I have a large bipartite network with ~10^4 vertices of type I and ~10^6
vertices of type II. I fitted a nested blockmodel, hoping to identify
communities of type I. Unfortunately, the detected communities (at the
lowest level in the hierarchy) have a median size that is about twice as
big as the empirical evidence suggests; (kind of reminding me of the
resolution limit problem).

Is there a way to tune the sizes of the communities at the lowest level?
I'm thinking

   - could forcing an extra hierarchy level help, or
   - adding in another (non-nested) simple block model at the lowest level?
   - Is it possible to reduce the penalty on the description length?

Any ideas would be greatly appreciated... many thanks in advance!

Peter

Dr Peter Straka
Research Fellow (DECRA)
School of Physical Engineering and Mathematical Sciences | UNSW Canberra
Google Scholar <https://scholar.google.com.au/citations?user=o80TaWgAAAAJ>
E: p.straka(a)unsw.edu.au
skype: straka.ps

attachment.html (1.53 KB)

tiago · November 17, 2016, 8:24am

Although it is possible to do what you want, I think this should be
discouraged. You say that the groups found are larger than what the
"empirical evidence suggests". However the inference approach implemented
attempts precisely to gauge the empirical evidence. It tries to avoid
overfitting the data, where random fluctuations are mistaken by structure
(like finding communities in completely random graphs). By forcing the
number of groups to a higher value you may be risking overfitting, and you
would be beating the purpose of the algorithm.

Note the algorithm implemented is stochastic in nature. Usually one needs to
run it several times, in particular if the modular structure is hard to
detect.
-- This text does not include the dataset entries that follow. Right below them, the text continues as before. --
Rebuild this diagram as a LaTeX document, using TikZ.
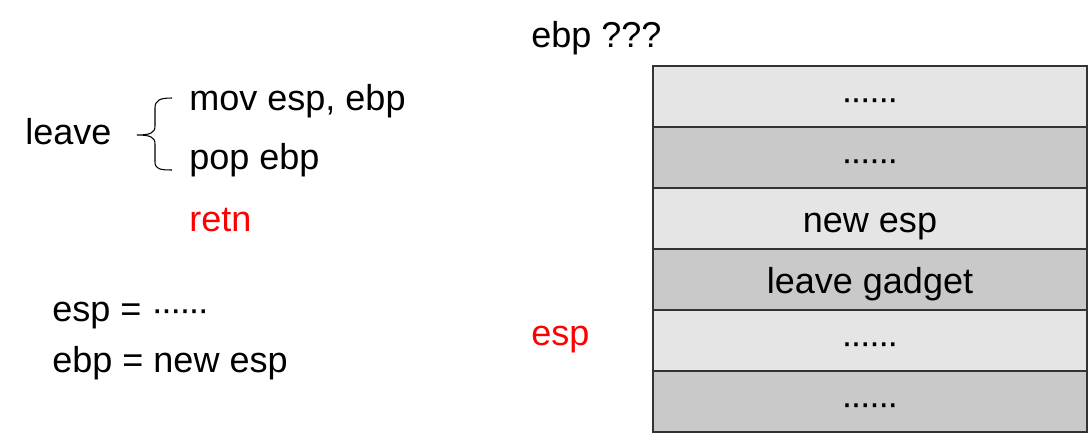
\documentclass[tikz,border=0pt]{standalone}
\usepackage{fontspec}
\setmainfont{Liberation Sans}
\usepackage{tikz}
\newcommand{\onedot}{\textperiodcentered\kern-1.6pt}
\newcommand{\sixdots}{\onedot\onedot\onedot\onedot\onedot\textperiodcentered}

\begin{document}
\begin{tikzpicture}[x=0.02cm, y=-0.02cm,
	every node/.style={inner sep=0pt, font=\fontsize{20.5}{24}\selectfont},
	txt/.style={anchor=west, text height=10.6pt, text depth=0pt},
	cell/.style={rectangle, draw=black!80, line width=1pt, minimum width=8.68cm, minimum height=1.22cm,
		text height=15.5pt, text depth=0pt},
	light/.style={cell, fill=black!10},
	dark/.style={cell, fill=black!21}]
	\useasboundingbox (0,0) rectangle (1091,447);
	\node (leave) at (25,135) [txt] {leave};
	\node (mov) at (189,101) [txt] {mov esp, ebp};
	\node (pop) at (189,160) [txt] {pop ebp};
	\node (retn) at (189,222) [txt, text=red] {retn};
	\draw[line width=0.6pt] (172,98) .. controls (160,98) and (155,100) .. (155,108) -- (155,126)
		.. controls (155,133) and (150,135) .. (137,135)
		.. controls (150,135) and (155,137) .. (155,144) -- (155,162)
		.. controls (155,169) and (160,170) .. (172,170);
	\node (espeq) at (52,312) [txt] {esp = \sixdots};
	\node (ebpeq) at (52,363) [txt] {ebp = new esp};
	\node (ebpq) at (531,38.5) [txt] {ebp ???};
	\node (esp) at (531,336) [txt, text=red] {esp};
		\node (r1) at (870,96.5) [light] {\sixdots};
		\node (r2) at (870,157.5) [dark] {\sixdots};
		\node (r3) at (870,218.5) [light] {new esp};
		\node (r4) at (870,279.5) [dark] {leave gadget};
		\node (r5) at (870,340.5) [light] {\sixdots};
		\node (r6) at (870,401.5) [dark] {\sixdots};
\end{tikzpicture}
\end{document}
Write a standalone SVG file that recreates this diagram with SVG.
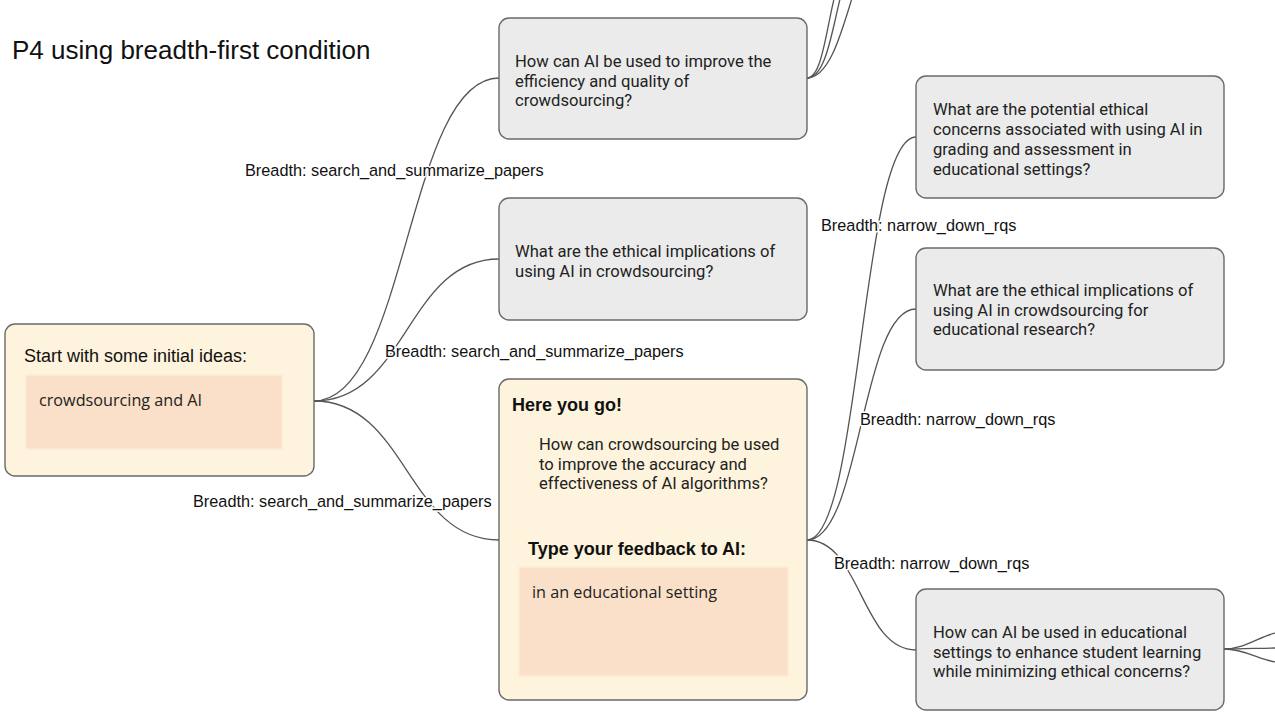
<svg xmlns="http://www.w3.org/2000/svg" width="1275" height="713" viewBox="0 0 1275 713">
<defs>
<style>
.bg{fill:#ffffff}
.grey{fill:#ebebeb;stroke:#6a6a6a;stroke-width:1.4}
.yel{fill:#fef3dc;stroke:#6a6a6a;stroke-width:1.4}
.inner{fill:#fae0c8;stroke:#fdebd6;stroke-width:1.5}
.q{font-family:Roboto,"Liberation Sans",sans-serif;font-size:16.6px;fill:#222}
.lbl{font-family:"Liberation Sans",Arial,sans-serif;font-size:16.3px;fill:#111;stroke:#fff;stroke-width:3;paint-order:stroke;stroke-linejoin:round}
.hd{font-family:"Liberation Sans",Arial,sans-serif;font-size:18px;fill:#111}
.bold{font-family:"Liberation Sans",Arial,sans-serif;font-size:18px;font-weight:bold;fill:#111}
.inp{font-family:"Open Sans","Noto Sans",sans-serif;font-size:16.2px;fill:#222}
.title{font-family:"Liberation Sans",Arial,sans-serif;font-size:26px;fill:#111}
.c{fill:none;stroke:#555;stroke-width:1.3}
</style>
</defs>
<rect class="bg" x="0" y="0" width="1275" height="713"/>
<text class="title" x="12" y="59">P4 using breadth-first condition</text>

<g id="connectors">
<path class="c" d="M314,401 C407,401 407,78 499,78"/>
<path class="c" d="M314,401 C407,401 407,259 499,259"/>
<path class="c" d="M314,401 C407,401 407,540 499,540"/>
<path class="c" d="M807,540 C861,540 861,137 916,137"/>
<path class="c" d="M807,540 C861,540 861,309 916,309"/>
<path class="c" d="M807,540 C861,540 861,650 916,650"/>
<path class="c" d="M807,78 C822,78 826,30 835,-5"/>
<path class="c" d="M807,78 C826,78 832,30 841,-5"/>
<path class="c" d="M807,78 C830,78 842,30 853,-5"/>
<path class="c" d="M1224,649 C1245,649 1260,636 1276,633"/>
<path class="c" d="M1224,649 C1245,649 1260,648 1276,648"/>
<path class="c" d="M1224,649 C1245,649 1260,660 1276,662"/>
<text class="lbl" x="245" y="176">Breadth: search_and_summarize_papers</text>
<text class="lbl" x="385" y="357">Breadth: search_and_summarize_papers</text>
<text class="lbl" x="193" y="507">Breadth: search_and_summarize_papers</text>
<text class="lbl" x="821" y="231">Breadth: narrow_down_rqs</text>
<text class="lbl" x="860" y="425">Breadth: narrow_down_rqs</text>
<text class="lbl" x="834" y="569">Breadth: narrow_down_rqs</text>
</g>

<g id="start">
<rect class="yel" x="5" y="324" width="309" height="152" rx="10"/>
<text class="hd" x="24" y="362">Start with some initial ideas:</text>
<rect class="inner" x="26" y="375" width="256" height="74"/>
<text class="inp" x="39" y="406">crowdsourcing and AI</text>
</g>

<g id="nodeA">
<rect class="grey" x="499" y="18" width="308" height="121" rx="10"/>
<text class="q" x="515" y="67">How can AI be used to improve the</text>
<text class="q" x="515" y="87">efficiency and quality of</text>
<text class="q" x="515" y="106">crowdsourcing?</text>
</g>

<g id="nodeB">
<rect class="grey" x="499" y="198" width="308" height="122" rx="10"/>
<text class="q" x="515" y="257">What are the ethical implications of</text>
<text class="q" x="515" y="277">using AI in crowdsourcing?</text>
</g>

<g id="nodeC">
<rect class="yel" x="499" y="379" width="308" height="321" rx="10"/>
<text class="bold" x="512" y="411">Here you go!</text>
<text class="q" x="539" y="450">How can crowdsourcing be used</text>
<text class="q" x="539" y="470">to improve the accuracy and</text>
<text class="q" x="539" y="489">effectiveness of AI algorithms?</text>
<text class="bold" x="528" y="555">Type your feedback to AI:</text>
<rect class="inner" x="519" y="567" width="269" height="109"/>
<text class="inp" x="532" y="598">in an educational setting</text>
</g>

<g id="nodeD">
<rect class="grey" x="916" y="76" width="308" height="122" rx="10"/>
<text class="q" x="933" y="115">What are the potential ethical</text>
<text class="q" x="933" y="135">concerns associated with using AI in</text>
<text class="q" x="933" y="155">grading and assessment in</text>
<text class="q" x="933" y="175">educational settings?</text>
</g>

<g id="nodeE">
<rect class="grey" x="916" y="248" width="308" height="122" rx="10"/>
<text class="q" x="933" y="296">What are the ethical implications of</text>
<text class="q" x="933" y="316">using AI in crowdsourcing for</text>
<text class="q" x="933" y="335">educational research?</text>
</g>

<g id="nodeF">
<rect class="grey" x="916" y="589" width="308" height="121" rx="10"/>
<text class="q" x="933" y="638">How can AI be used in educational</text>
<text class="q" x="933" y="658">settings to enhance student learning</text>
<text class="q" x="933" y="677">while minimizing ethical concerns?</text>
</g>
</svg>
It may be that the algorithm will find a partition that you judge
more reasonable (and has a lower description length) if you try many times.

If it doesn't, then the algorithm is telling you something about the
structure of the network. Maybe what you judge is more reasonable cannot be
found in the data with a good statistical significance.

However, if you absolutely insist on doing this (despite the consequences),
the minimum number of groups can be specified as:

state = minimize_nested_blockmodel_dl(g, B_min=B)

Best,
Tiago